Его слова усаживались во мне, как вороны на мертвом дереве. Я был настолько измочален, что едва вздрогнул, услышав это.
– А потом, когда я въехал в Фивы победителем, - бритый, умытый, украшенный цветами, - она встретила мой взгляд и ничего не сказала. Она видела меня только в схватке; кровь, и ярость, и въевшаяся грязь долгой пыльной дороги меняют человека... Она не была уверена. И этот нежный яркий взгляд волчицы на нового вожака стаи... Это закон в Фивах, что царь правит по праву женитьбы. Чтобы стать царем... чтобы быть царем... Я приветствовал ее как чужестранец, я никогда не говорил, она ни о чем не спрашивала... Никогда, до самого конца.
Я слышал эти ужасные слова, - но они доходили до меня, как детский плач. Присутствие бога давило мне череп, наполняло всё тело, проникая сквозь подошвы от дрожащей земли... Я выпрямился, словно Его рука толкнула меня, мой страх утонул в суровом благоговении - я больше не был собой: я был только струной, звучавшей для Него; я понял в тот миг, что значит быть не только царем, но и жрецом.
Слепец стоял там, куда я привел его, - чуть ниже меня, на краю священного отпечатка копыта, - опустив лицо к земле. Я сказал:
– Будь свободен от всего этого, иди с миром в мир Теней. Отец Посейдон, Держатель Земли, прими жертву!
Пока я говорил, птицы с воплями взлетели ввысь и начали выть собаки... Я увидел, как он протянул руки в молитве богам внизу, - и больше не видел ничего. Глубоко подо мной сердцевина холма надсадно захрустела - я не устоял на ногах и покатился, вместе с камнями и щебнем, пока не застрял возле корней ели, торчащих из земли. Совсем рядом послышался мощный грохочущий удар, еще один, тяжелые замирающие раскаты...

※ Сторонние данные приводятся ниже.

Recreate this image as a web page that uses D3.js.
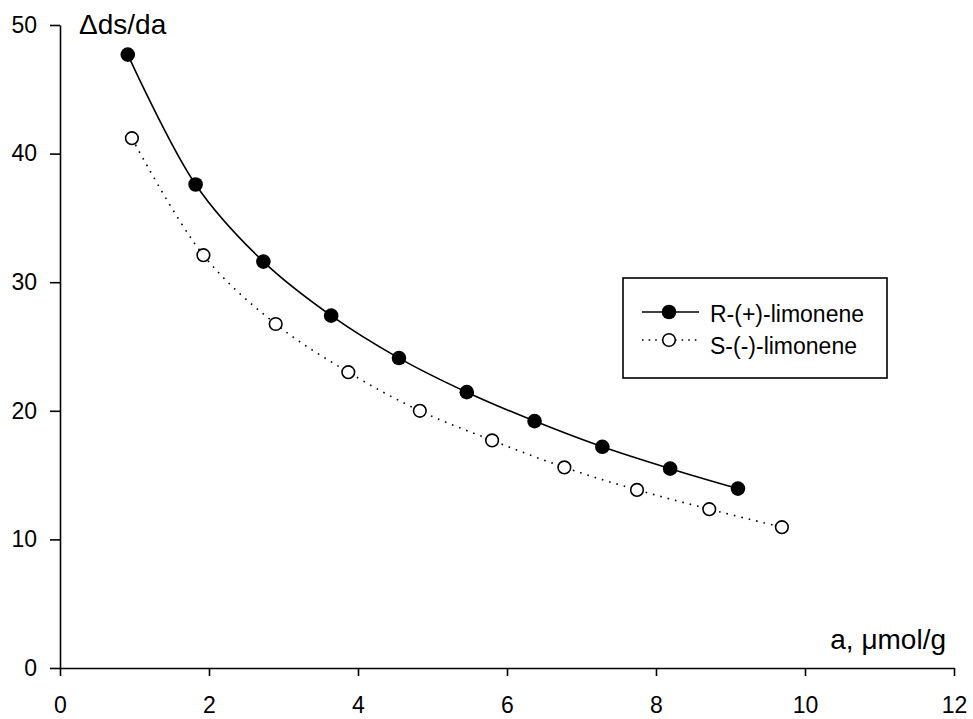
<!DOCTYPE html>
<html><head><meta charset="utf-8">
<script src="https://cdn.jsdelivr.net/npm/d3@7"></script>
<style>body{margin:0;background:#fff}svg{display:block}text{font-family:"Liberation Sans",Arial,sans-serif;fill:#000}</style>
</head><body><svg id="c" width="973" height="719"></svg>
<script>
const rX = [0.91,1.82,2.73,3.64,4.55,5.46,6.37,7.28,8.19,9.10];
const rY = [47.7,37.6,31.6,27.4,24.1,21.45,19.2,17.2,15.5,13.95];
const sX = [0.965,1.925,2.895,3.87,4.83,5.80,6.77,7.745,8.715,9.69];
const sY = [41.2,32.1,26.75,23.0,20.0,17.7,15.6,13.85,12.35,10.95];
const xTicks = [0,2,4,6,8,10,12];
const yTicks = [0,10,20,30,40,50];
const seriesNames = ["R-(+)-limonene","S-(-)-limonene"];

const svg = d3.select("#c");
const x = d3.scaleLinear().domain([0,12]).range([60,954]);
const y = d3.scaleLinear().domain([0,50]).range([668,25]);

const xa = svg.append("g").attr("transform","translate(0,668)")
  .call(d3.axisBottom(x).tickValues(xTicks).tickSize(8).tickPadding(21).tickSizeOuter(0));
const ya = svg.append("g").attr("transform","translate(60,0)")
  .call(d3.axisLeft(y).tickValues(yTicks).tickSize(10).tickPadding(13).tickSizeOuter(0));
[xa,ya].forEach(a=>{
  a.selectAll("path,line").attr("stroke","#000").attr("stroke-width",1.6);
  a.selectAll("text").attr("font-size",23).attr("font-family","Liberation Sans, Arial, sans-serif");
});

const line = d3.line().x(d=>x(d[0])).y(d=>y(d[1])).curve(d3.curveCatmullRom.alpha(0.5));
const rD = rX.map((v,i)=>[v,rY[i]]);
const sD = sX.map((v,i)=>[v,sY[i]]);

svg.append("path").attr("d",line(sD)).attr("fill","none").attr("stroke","#000")
  .attr("stroke-width",1.6).attr("stroke-dasharray","1.6 6");
svg.append("path").attr("d",line(rD)).attr("fill","none").attr("stroke","#000").attr("stroke-width",1.6);

svg.selectAll("circle.r").data(rD).enter().append("circle")
  .attr("cx",d=>x(d[0])).attr("cy",d=>y(d[1])).attr("r",7.3).attr("fill","#000");
svg.selectAll("circle.s").data(sD).enter().append("circle")
  .attr("cx",d=>x(d[0])).attr("cy",d=>y(d[1])).attr("r",6.3)
  .attr("fill","#fff").attr("stroke","#000").attr("stroke-width",1.6);

// axis titles
svg.append("text").attr("x",79).attr("y",34).attr("font-size",28).text("\u0394ds/da");
svg.append("text").attr("x",946).attr("y",649).attr("font-size",28).attr("text-anchor","end").text("a, \u03bcmol/g");

// legend
const lg = svg.append("g");
lg.append("rect").attr("x",623).attr("y",278).attr("width",264).attr("height",100)
  .attr("fill","#fff").attr("stroke","#000").attr("stroke-width",1.6);
lg.append("line").attr("x1",642).attr("x2",699).attr("y1",312).attr("y2",312).attr("stroke","#000").attr("stroke-width",1.6);
lg.append("circle").attr("cx",669).attr("cy",312).attr("r",7.3).attr("fill","#000");
lg.append("line").attr("x1",642).attr("x2",699).attr("y1",340).attr("y2",340).attr("stroke","#000").attr("stroke-width",1.6).attr("stroke-dasharray","1.6 5");
lg.append("circle").attr("cx",669).attr("cy",340).attr("r",6.3).attr("fill","#fff").attr("stroke","#000").attr("stroke-width",1.6);
lg.append("text").attr("x",710).attr("y",322).attr("font-size",23).text(seriesNames[0]);
lg.append("text").attr("x",710).attr("y",354).attr("font-size",23).text(seriesNames[1]);
</script></body></html>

Болезнь моя враз прошла, сердце успокоилось, и голова стала ясной... Это было как пробуждение от кошмара; и я крикнул почти весело: "Где ты? Тебя не ушибло?"
Никто не отвечал. Я поднялся, опираясь на ель... Облик скал изменился: кромка копыта раскрылась разломом, который был заполнен громадными глыбами. Я сделал знак почтения богу и подполз на коленях к краю провала - глубины были спокойны.
Далеко внизу люди Колона звали бога по имени и трубили в бычьи рога; и одинокий осел возносил к небесам свой истошный рев, словно все страждущие твари избрали его своим глашатаем обвинять богов.